OBJECTIVE
Gather the lines that hold the string "matplotlib".

PROVIDED INFORMATION
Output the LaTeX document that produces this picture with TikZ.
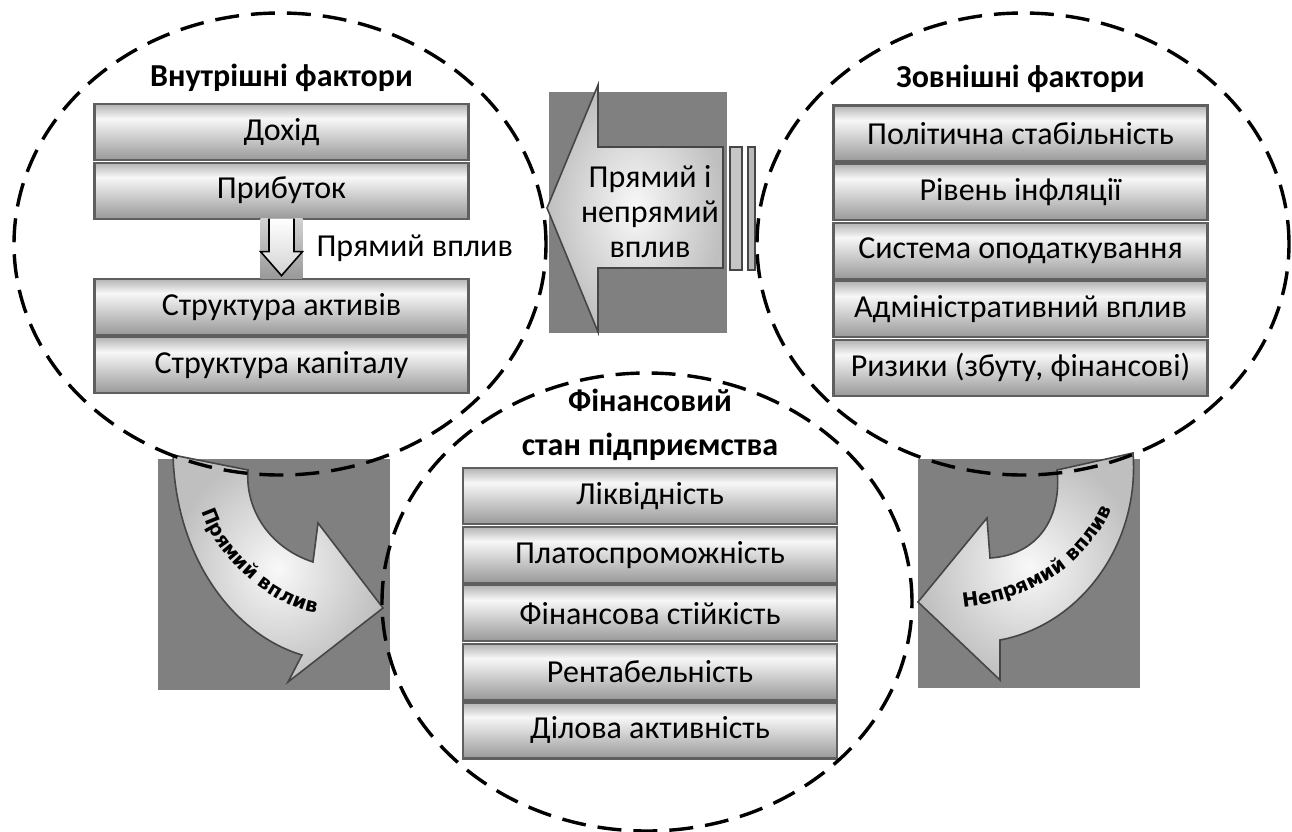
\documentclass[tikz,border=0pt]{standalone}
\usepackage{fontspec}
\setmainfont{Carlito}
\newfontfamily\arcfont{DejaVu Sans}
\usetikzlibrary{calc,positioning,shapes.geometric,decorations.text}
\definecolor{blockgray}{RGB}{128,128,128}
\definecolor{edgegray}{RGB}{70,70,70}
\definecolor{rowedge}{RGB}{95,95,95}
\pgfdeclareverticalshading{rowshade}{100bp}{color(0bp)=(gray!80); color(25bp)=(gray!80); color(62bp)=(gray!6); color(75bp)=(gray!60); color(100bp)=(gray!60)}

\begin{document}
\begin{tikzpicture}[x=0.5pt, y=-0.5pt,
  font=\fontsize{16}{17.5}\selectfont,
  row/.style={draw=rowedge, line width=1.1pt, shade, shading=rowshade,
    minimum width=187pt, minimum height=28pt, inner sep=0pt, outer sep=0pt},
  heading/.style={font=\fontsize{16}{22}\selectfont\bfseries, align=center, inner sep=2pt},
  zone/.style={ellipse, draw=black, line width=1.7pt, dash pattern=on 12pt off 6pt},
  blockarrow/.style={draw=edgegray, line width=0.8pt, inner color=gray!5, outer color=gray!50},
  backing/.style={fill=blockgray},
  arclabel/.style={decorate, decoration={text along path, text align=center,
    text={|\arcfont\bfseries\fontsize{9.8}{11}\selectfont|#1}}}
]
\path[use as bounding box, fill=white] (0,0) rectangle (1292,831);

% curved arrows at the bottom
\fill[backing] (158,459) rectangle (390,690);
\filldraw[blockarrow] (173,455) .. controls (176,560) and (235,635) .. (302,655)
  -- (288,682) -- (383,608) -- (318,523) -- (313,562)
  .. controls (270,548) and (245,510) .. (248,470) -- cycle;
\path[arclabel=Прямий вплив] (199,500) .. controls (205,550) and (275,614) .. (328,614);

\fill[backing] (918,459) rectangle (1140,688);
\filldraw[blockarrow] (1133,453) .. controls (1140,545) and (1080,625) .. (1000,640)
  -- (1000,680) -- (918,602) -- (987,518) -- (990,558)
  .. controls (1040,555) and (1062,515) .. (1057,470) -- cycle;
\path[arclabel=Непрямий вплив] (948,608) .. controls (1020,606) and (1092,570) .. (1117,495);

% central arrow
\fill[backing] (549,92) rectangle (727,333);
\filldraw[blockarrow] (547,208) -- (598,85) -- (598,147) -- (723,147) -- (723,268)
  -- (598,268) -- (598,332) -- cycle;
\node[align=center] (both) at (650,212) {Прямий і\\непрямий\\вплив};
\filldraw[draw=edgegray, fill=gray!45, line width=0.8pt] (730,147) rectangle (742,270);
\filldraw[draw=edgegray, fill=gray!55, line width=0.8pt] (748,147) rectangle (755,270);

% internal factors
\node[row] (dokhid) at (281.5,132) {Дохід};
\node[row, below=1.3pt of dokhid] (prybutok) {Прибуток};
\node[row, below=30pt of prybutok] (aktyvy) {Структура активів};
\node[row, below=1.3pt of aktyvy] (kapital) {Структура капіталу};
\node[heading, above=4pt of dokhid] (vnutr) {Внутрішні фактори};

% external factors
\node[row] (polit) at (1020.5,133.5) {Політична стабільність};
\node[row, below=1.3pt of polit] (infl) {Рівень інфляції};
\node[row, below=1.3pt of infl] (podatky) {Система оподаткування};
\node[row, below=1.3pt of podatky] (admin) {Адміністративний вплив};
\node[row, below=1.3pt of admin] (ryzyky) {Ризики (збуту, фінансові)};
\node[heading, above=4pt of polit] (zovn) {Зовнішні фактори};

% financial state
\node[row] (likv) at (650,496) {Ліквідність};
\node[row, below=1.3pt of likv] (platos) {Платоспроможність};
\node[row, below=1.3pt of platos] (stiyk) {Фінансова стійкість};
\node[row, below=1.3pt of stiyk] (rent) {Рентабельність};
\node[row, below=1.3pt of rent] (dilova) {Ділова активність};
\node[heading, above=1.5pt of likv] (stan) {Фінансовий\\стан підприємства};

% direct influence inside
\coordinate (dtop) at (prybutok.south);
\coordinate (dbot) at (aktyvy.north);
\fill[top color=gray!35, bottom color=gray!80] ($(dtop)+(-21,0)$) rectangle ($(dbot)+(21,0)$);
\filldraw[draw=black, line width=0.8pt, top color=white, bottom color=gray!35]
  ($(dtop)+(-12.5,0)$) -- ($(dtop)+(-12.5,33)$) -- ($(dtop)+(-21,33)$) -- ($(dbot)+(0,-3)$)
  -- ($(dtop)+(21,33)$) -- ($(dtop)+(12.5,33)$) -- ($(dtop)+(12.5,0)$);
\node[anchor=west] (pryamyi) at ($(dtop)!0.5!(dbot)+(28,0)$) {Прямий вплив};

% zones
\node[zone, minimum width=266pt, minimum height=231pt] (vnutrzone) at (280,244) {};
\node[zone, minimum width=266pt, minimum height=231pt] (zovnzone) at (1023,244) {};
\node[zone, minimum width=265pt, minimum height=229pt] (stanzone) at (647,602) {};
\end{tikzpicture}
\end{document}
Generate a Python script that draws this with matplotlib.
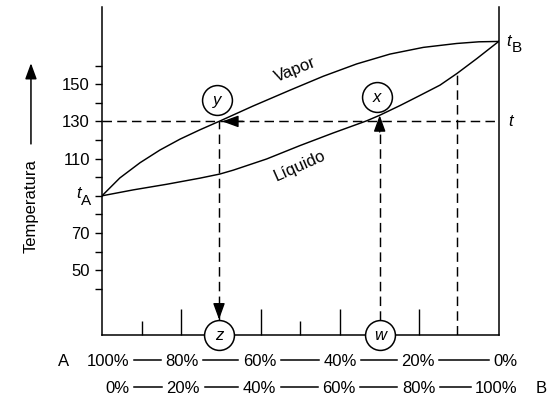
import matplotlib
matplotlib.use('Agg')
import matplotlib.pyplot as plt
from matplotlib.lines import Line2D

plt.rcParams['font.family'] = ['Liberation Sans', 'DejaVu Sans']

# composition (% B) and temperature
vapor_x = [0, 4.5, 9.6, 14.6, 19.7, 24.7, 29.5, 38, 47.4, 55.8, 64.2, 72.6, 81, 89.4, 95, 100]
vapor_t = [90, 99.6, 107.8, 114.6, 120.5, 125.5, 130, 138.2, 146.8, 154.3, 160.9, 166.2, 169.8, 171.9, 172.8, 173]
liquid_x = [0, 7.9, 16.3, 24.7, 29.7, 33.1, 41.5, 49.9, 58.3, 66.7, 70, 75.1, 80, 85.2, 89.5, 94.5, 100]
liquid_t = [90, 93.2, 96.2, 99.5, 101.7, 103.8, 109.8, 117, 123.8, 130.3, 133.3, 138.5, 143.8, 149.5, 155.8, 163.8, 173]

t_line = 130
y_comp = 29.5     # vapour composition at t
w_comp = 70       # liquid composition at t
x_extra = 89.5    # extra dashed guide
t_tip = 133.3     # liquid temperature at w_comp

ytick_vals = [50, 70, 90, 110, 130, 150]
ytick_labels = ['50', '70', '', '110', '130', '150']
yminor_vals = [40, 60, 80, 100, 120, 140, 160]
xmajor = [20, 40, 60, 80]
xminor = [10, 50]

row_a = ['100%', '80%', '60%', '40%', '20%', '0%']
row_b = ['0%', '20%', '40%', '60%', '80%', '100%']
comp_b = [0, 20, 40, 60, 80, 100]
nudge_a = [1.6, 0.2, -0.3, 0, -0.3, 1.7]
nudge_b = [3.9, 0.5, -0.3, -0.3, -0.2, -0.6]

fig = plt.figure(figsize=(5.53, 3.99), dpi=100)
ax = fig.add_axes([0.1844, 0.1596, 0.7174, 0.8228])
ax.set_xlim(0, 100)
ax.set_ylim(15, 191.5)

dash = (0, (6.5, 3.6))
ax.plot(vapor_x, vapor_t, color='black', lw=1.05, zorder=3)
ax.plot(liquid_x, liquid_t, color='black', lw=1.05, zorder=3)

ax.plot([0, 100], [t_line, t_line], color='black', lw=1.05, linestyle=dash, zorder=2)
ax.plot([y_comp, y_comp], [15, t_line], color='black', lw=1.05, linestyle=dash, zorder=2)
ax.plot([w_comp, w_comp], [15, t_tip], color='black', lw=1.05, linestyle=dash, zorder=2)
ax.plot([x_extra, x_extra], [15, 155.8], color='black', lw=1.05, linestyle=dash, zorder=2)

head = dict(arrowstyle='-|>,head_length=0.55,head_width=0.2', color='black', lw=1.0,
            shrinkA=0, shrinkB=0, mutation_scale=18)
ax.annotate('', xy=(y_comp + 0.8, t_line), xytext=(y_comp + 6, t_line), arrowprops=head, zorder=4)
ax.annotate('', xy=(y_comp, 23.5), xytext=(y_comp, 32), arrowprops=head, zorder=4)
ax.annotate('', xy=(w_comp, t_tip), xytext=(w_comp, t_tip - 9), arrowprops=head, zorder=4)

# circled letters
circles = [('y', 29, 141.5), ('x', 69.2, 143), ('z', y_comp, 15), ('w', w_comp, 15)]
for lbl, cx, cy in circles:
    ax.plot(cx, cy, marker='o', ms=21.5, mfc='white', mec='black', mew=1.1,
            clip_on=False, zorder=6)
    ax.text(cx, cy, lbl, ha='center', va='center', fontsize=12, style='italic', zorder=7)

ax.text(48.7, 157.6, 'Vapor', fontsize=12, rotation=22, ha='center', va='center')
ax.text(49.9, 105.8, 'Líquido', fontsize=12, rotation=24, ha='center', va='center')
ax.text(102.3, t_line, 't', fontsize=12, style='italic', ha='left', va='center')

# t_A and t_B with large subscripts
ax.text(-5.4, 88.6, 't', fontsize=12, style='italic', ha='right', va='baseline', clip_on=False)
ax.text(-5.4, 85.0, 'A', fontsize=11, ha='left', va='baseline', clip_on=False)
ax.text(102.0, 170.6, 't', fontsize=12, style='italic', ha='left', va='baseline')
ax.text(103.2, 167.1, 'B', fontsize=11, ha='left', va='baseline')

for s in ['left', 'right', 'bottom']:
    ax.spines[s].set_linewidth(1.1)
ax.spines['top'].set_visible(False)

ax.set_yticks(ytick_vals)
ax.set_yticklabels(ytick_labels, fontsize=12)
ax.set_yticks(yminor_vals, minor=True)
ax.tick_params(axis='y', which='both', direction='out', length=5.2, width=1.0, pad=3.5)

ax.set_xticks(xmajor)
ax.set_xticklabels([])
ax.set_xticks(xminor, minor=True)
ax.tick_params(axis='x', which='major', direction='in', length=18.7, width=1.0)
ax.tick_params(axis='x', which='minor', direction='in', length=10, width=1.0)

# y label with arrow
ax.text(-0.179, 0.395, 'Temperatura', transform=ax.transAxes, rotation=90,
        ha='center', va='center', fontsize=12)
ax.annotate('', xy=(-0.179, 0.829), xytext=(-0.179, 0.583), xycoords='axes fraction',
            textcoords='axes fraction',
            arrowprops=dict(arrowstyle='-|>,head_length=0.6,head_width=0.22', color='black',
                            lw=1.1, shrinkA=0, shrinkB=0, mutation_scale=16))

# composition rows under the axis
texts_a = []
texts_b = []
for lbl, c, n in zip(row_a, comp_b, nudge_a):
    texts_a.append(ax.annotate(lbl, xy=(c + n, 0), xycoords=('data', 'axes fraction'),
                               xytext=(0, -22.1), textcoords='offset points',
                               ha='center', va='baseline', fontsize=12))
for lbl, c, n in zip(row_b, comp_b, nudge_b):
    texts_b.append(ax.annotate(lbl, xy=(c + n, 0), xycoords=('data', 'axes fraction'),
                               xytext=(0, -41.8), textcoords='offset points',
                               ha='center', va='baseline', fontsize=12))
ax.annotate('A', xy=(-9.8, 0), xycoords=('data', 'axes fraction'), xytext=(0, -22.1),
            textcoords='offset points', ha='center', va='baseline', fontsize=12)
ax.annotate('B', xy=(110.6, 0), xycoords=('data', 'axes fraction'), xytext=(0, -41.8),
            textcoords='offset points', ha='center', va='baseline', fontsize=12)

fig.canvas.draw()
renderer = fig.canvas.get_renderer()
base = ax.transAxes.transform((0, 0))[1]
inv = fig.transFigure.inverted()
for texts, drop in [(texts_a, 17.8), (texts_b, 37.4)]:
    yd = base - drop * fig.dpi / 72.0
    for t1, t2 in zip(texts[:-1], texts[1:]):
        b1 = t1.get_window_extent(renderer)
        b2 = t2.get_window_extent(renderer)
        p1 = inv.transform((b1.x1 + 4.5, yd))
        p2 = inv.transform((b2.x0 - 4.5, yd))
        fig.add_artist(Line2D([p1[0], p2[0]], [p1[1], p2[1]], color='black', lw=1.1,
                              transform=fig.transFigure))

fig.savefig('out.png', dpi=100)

TASK SOLUTION
Generate a Python script that draws this with matplotlib.
import matplotlib
matplotlib.use('Agg')
import matplotlib.pyplot as plt
from matplotlib.lines import Line2D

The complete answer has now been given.